Conflict resolution is another critical aspect of A2A memory design. When two agents might write to the same knowledge area, the system needs clear rules about priority, versioning, and reconciliation. Does the newer write overwrite the older one? Are both preserved with timestamps? Does a human review conflicts before they're resolved? These decisions are made during system design, not left to chance during operation. Deliberate memory architecture is foundational to every reliable A2A system — without it, agents produce contradictory outputs, overwrite each other's work, and degrade rather than improve over time.
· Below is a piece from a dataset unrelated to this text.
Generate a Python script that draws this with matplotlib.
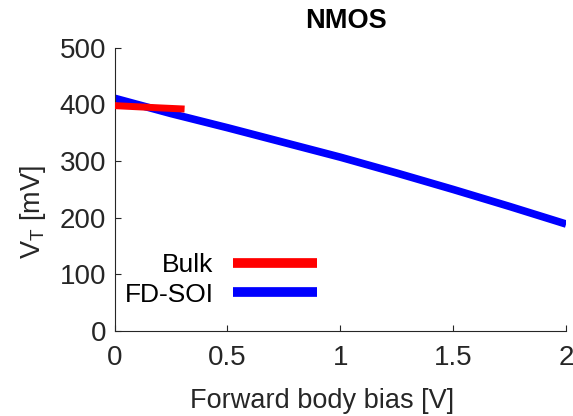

Governance in Multi-Agent Systems
Governance is what separates a well-designed A2A system from a collection of autonomous agents doing unpredictable things. Every agent in an A2A system operates within a defined permission scope that determines what it can perceive, what it can decide, and what actions it can take. These boundaries are not suggestions — they're hard constraints built into the agent's configuration.
A research agent might have permission to read public websites and write to internal knowledge files, but no permission to send emails, modify client records, or access financial systems. A communications agent might have permission to draft emails and route internal documents, but it can't send external communications without human approval. A reporting agent might compile data from multiple internal sources, but it can't delete or modify the source data. Each agent's scope is the minimum necessary to perform its function — nothing more.
Human approval gates are placed at every point where an agent's action crosses an external boundary. Internal operations — research, analysis, drafting, internal routing — can run fully autonomously. But the moment an action would be visible to a client, a partner, or the public, a human reviews and approves it first. This is a deliberate design choice that keeps humans in control of every external-facing decision while letting agents handle the operational work that leads up to that decision. The result is a system that's both highly autonomous and fully accountable.
How Agent Harbor Designs A2A Systems
At Agent Harbor, every A2A system begins with a discovery phase. We map your existing workflows to identify which processes involve multiple functions, which handoffs are slow or error-prone, and where autonomous coordination would produce the most value. Not every workflow benefits from A2A architecture — some are best served by a single specialized agent. The discovery phase distinguishes between the two so we build the right solution for each situation.
Once we've identified the workflows that benefit from multi-agent coordination, we design the architecture before we build anything. This means defining which agents the system needs, what each agent's function and permission scope will be, how outputs flow between agents, where human approval gates belong, and what the memory architecture looks like. The result is a complete blueprint — a detailed design document that shows exactly how the system will operate before a single agent is configured.
The blueprint is reviewed and approved before deployment begins. You see exactly what each agent will do, how they'll coordinate, where human oversight sits, and what outputs the system will produce. There are no surprises during deployment because every decision was made during design. This approach takes more time upfront, but it produces systems that work correctly from day one and remain maintainable as your needs evolve.